With this observation, the application dated 9/9/13 was disposed of. On the next dated 17/01/2014 offence was explained and date was fixed for examination of PWs. 7. It appears that the application dated 02/09/2013 which was disposed of by trial Court on 15/11/2013 was not based on the facts of the concerned complaint case. Apprehension mentioned in Paragraph-6 does not exist in the present case. The learned Magistrate, therefore, was rightly “forced to observe that accused has no where been asked to step into the witness box to prove his defence nor has the Court raised any presumption deciding in favour of the complainant.” Having gone through the order sheet of the case which is annexed to this application and after going through the application dated 02.09.2013, the aforesaid observation made by the learned Magistrate is found to be justified. The learned trial Court has committed no mistake in any way and has merely reiterated what the law requires. 8. The accused approached this Court earlier under Section 482 of the Code of Criminal Procedure praying for quashment of the complaint. A notice of motion was issued. Thereafter, accused himself changed his mind and chose to face trial. The criminal petition praying for quashment, therefore, was closed giving liberty to the accused to pray for appropriate relief before the trial Court. The accused thereafter filed application dated 02/09/2013 as aforesaid and prayed that the complaint case be dropped on bare perusal of the complaint itself. Once the accused withdrew his application for quashment of the complaint in the manner as aforesaid, the order taking cognizance continues to remain in force and under such circumstances, there is no question of closing the complaint proceeding before the complaint is given opportunity to lead evidence in support of the complaint. A trial under Section 138 of the Act is held by following summons procedure. This is why offence was explained to the accused to which he pleaded not guilty and claim to be tried. It is submitted at the bar that evidence of complaint side already started and some witness was/ were examined. Thereafter on 09/06/2014 this Court granted stay order. 9. Trial of summons case by Magistrate is provided under Chapter – XX of the Code of Criminal Procedure.

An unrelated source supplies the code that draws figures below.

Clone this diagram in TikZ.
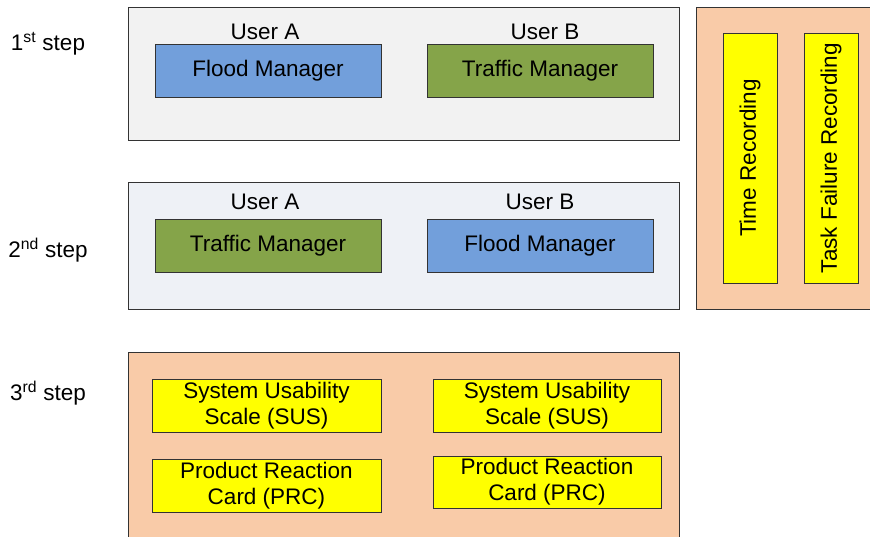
\documentclass[tikz,border=0pt]{standalone}
\usepackage{fontspec}
\setmainfont{Liberation Sans}
\definecolor{panelgray}{HTML}{F2F2F2}
\definecolor{panelblue}{HTML}{EEF1F6}
\definecolor{peach}{HTML}{F9CBA8}
\definecolor{floodblue}{HTML}{729FDB}
\definecolor{trafficgreen}{HTML}{85A449}
\definecolor{yel}{HTML}{FFFF00}
\definecolor{edge}{HTML}{333333}
\begin{document}
\begin{tikzpicture}[x=1pt,y=-1pt,
  every node/.style={font=\fontsize{22.5}{26}\selectfont, inner sep=0pt},
  panel/.style={draw=edge, line width=1pt, rectangle, minimum width=551pt},
  rolebox/.style={draw=edge, line width=1pt, rectangle, minimum width=226pt, minimum height=53pt},
  qbox/.style={draw=edge, line width=1pt, rectangle, fill=yel, minimum height=53pt, align=center},
  recbox/.style={draw=edge, line width=1pt, rectangle, fill=yel, rotate=90, minimum width=250pt, minimum height=54pt},
  lbl/.style={}
]
\useasboundingbox (0,0) rectangle (870,536);
% step labels
\node[lbl] (s1) at (48,44) {1\textsuperscript{st} step};
\node[lbl] (s2) at (48,250) {2\textsuperscript{nd} step};
\node[lbl] (s3) at (48,393) {3\textsuperscript{rd} step};
% panels
\node[panel, fill=panelgray, minimum height=133pt] (p1) at (403.5,73.5) {};
\node[panel, fill=panelblue, minimum height=127pt] (p2) at (403.5,245.5) {};
\node[panel, fill=peach, minimum height=193pt] (p3) at (403.5,448.5) {};
\node[draw=edge, line width=1pt, rectangle, fill=peach, minimum width=184pt, minimum height=302pt] (pr) at (788,158) {};
% step 1
\node[lbl] (ua1) at (265,32) {User A};
\node[lbl] (ub1) at (545,32) {User B};
\node[rolebox, fill=floodblue] (f1) at (268,70.5) {Flood Manager};
\node[rolebox, fill=trafficgreen] (t1) at (540,70.5) {Traffic Manager};
% step 2
\node[lbl] (ua2) at (265,202) {User A};
\node[lbl] (ub2) at (540,202) {User B};
\node[rolebox, fill=trafficgreen] (t2) at (268,245.5) {Traffic Manager};
\node[rolebox, fill=floodblue] (f2) at (540,245.5) {Flood Manager};
% recording
\node[recbox] (tr) at (750,158) {Time Recording};
\node[recbox] (tf) at (831,158) {Task Failure Recording};
% step 3
\node[qbox, minimum width=229pt] (sus1) at (266.5,405.5) {System Usability\\Scale (SUS)};
\node[qbox, minimum width=228pt] (sus2) at (547,405.5) {System Usability\\Scale (SUS)};
\node[qbox, minimum width=229pt] (prc1) at (266.5,485.5) {Product Reaction\\Card (PRC)};
\node[qbox, minimum width=228pt, minimum height=52pt] (prc2) at (547,482) {Product Reaction\\Card (PRC)};
\end{tikzpicture}
\end{document}
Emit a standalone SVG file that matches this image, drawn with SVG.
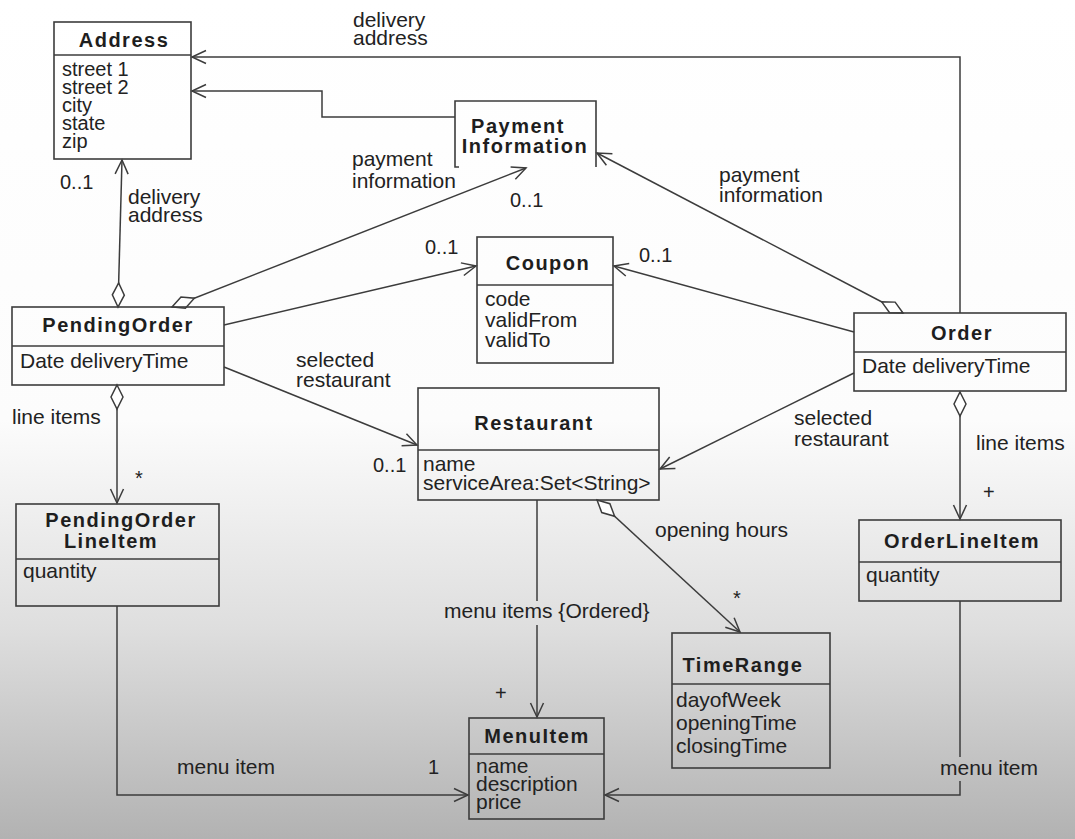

It is submitted at the bar that evidence of complaint side already started and some witness was/ were examined. Thereafter on 09/06/2014 this Court granted stay order. 9. Trial of summons case by Magistrate is provided under Chapter – XX of the Code of Criminal Procedure. Substance of accusation is required to be stated to the accused under Section 251 of the Code of Criminal Procedure which is commonly known as explaining offence to the accused. Once the particular of the offence is stated to the accused and he pleads guilty then he can be convicted under Section 252 of the Code of Criminal Procedure. In petty cases such conviction can be passed under section 253 of the Code of Criminal Procedure even in the absence of accused provided he transmits the plea of guilt to the Magistrate by post or by messenger or a letter containing his plea. But once accused is not convicted even on pleading guilty under Section 252 or Section 253 of the Code of Criminal Procedure, the Magistrate is duty bound to proceed to hear the prosecution and take all such evidence as may be produced by the prosecution and then to hear the accused and take all such evidence adduced in his evidence. Section 255 of the Code of Criminal Procedure provides that if Magistrate upon taking the evidence referred to in section 254 of the Code of Criminal Procedure thereof and such further evidence, if any, finds the accused not guilty he shall record an order of acquittal. Under section 255(3) of the Code of Criminal Procedure, Magistrate may convict accused of any offence triable under this chapter from the facts either admitted or proved. Of course section 258 of the Code of Criminal Procedure empowers Magistrate of the first class or with the previous sanction of the Chief Judicial Magistrate any other judicial Magistrate to stop the proceeding at any stage without pronouncing any judgment for reasons to be recorded and where stoppage of proceeding is made after evidence of principal witness has been recorded, pronounce a judgment of acquittal and in any other case release the accused as if he has been discharged. Section 259 of the Code of Criminal Procedure empowers magistrate to convert a summon case into a warrant case in appropriate case.
Section 259 of the Code of Criminal Procedure empowers magistrate to convert a summon case into a warrant case in appropriate case. From the appraisal of Sections 251 to 259 under chapter XX of the of the Code of Criminal Procedure it is clear that once offence has been explained to accused and he has not pleaded guilty, the Magistrate is duty bound under Section 254 of the Code of Criminal Procedure to proceed to hear the prosecution and take all such evidence as may be produced in support of the prosecution. The trial, however, can be stopped in certain case for reasons to be recorded by him without pronouncing any judgment. Here, in this case, learned Magistrate took cognizance of offence under section 138 Cr.P.C of the N.I. Act. After withdrawal of the application under Section 482 of the Code of Criminal Procedure challenging the order taking cognizance, such taking of cognizance has attained finality. The next stage is statement of particulars of offence to the accused. In between these two stages, the accused filed an application for stoppage of the proceeding and have rather prayed for dropping the proceeding merely on reading of the complaint and initial deposition. After the application praying for quashing of the complaint has been withdrawn opting to face trial, the accused is estopped from making the same prayer before the trial Court. A Magistrate has no power to review his order of taking cognizance once he has taken cognizance. The Code of Criminal Procedure has not conferred any power on trial Magistrate to review his order except under Section 362 of the Code of Criminal Procedure thereof for correcting clerical or arithmetical error. Order taking cognizance on 21/07/2012 does not involve any clerical or arithmetical error. In that view of the matter, prayer of the accused for dropping the proceeding and reviewing the order taking cognizance is not maintainable. The impugned order directing the prosecution to produce his evidence in support of the complaint, therefore, is in compliance with the provision of section 254 of the Code of Criminal Procedure. 10. In view of what has been stated above, the learned Magistrate, Nagaon, has not committed any error in passing the orders dated 15/11/2013 or 17/01/2014. 11. This Criminal Petition, therefore, is devoid of any merit and it is accordingly rejected. However, no order as to cost.